È tuttavia vero che, ad oggi, chi lascerà in criptovalute i proventi delle sue attività illecite – non solo quelli derivanti da reati tributari: si pensi ad altri delitti, come il riciclaggio – ha un mezzo “sicuro” (almeno se e sino a quando la pronuncia della Suprema Corte verrà condivisa ed applicata da altri magistrati giudicanti) per non subire, quantomeno, il sequestro preventivo. Dunque potrà essere imputato e se del caso anche condannato, ma non perderà i proventi illecitamente realizzati.

Cosa cambierà in futuro?

È probabile che la sentenza della Cassazione spingerà, prossimamente, il legislatore a intervenire per colmare il vuoto normativo che abbiamo evidenziato, in modo da regolamentare il sequestro di criptovalute in caso di reati tributari e non solo.

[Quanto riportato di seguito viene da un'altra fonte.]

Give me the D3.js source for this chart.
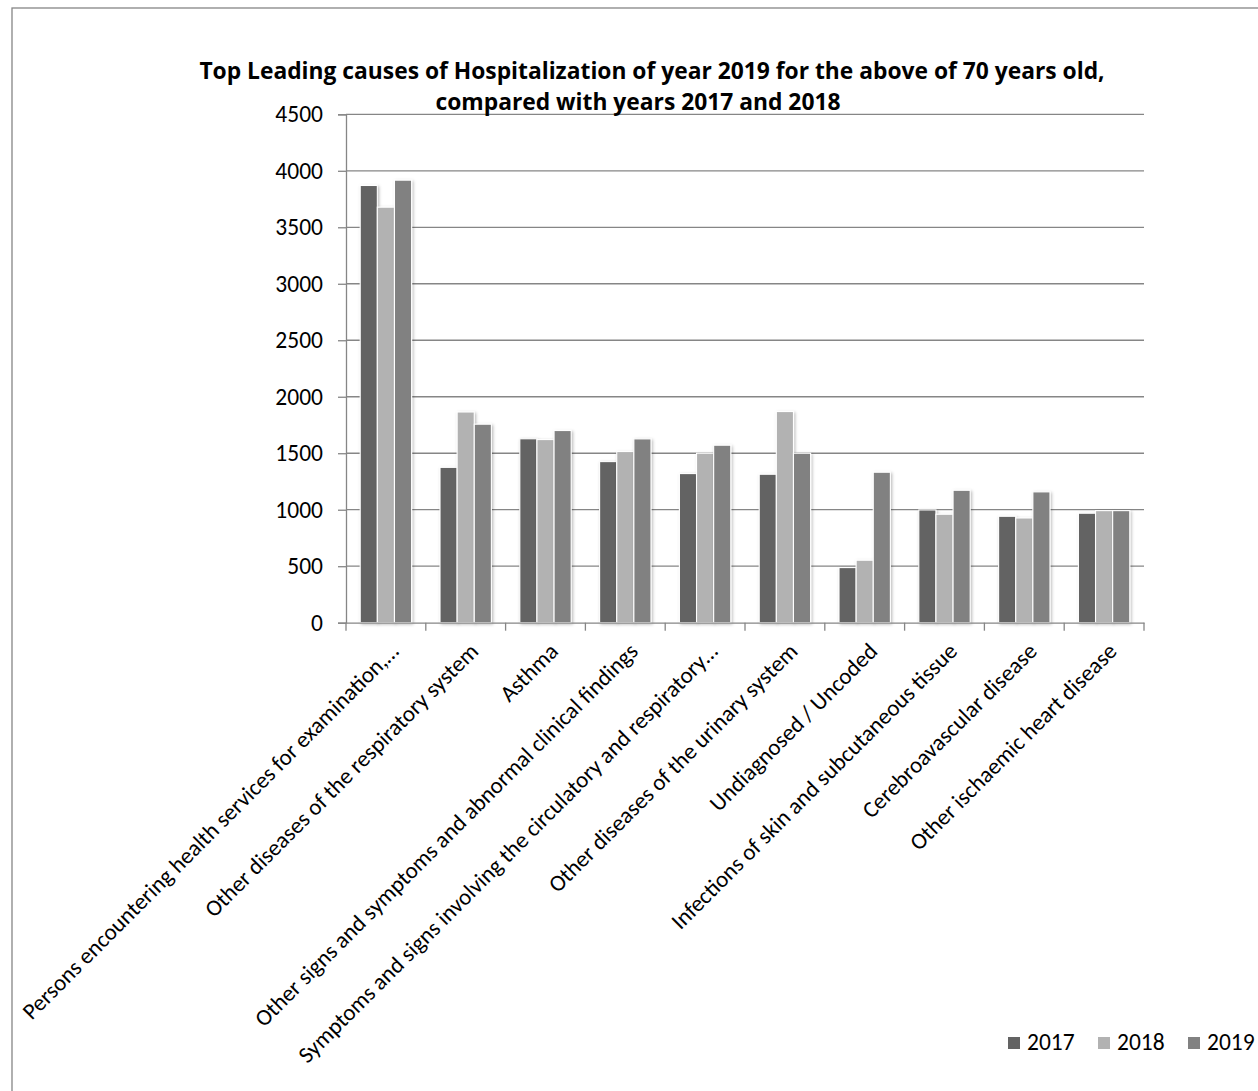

Inoltre, non va sottovalutato il fatto che le autorità fiscali italiane e degli altri Stati membri dell’Unione Europea stanno investendo molto nelle tecnologie per tracciare le transazioni in criptovalute, monitorando la blockchain che registra gli scambi e tenendo d’occhio i wallet digitali, in modo da contrastare in modo più efficace l’evasione fiscale e il reimpiego dei proventi illeciti che da essa derivano.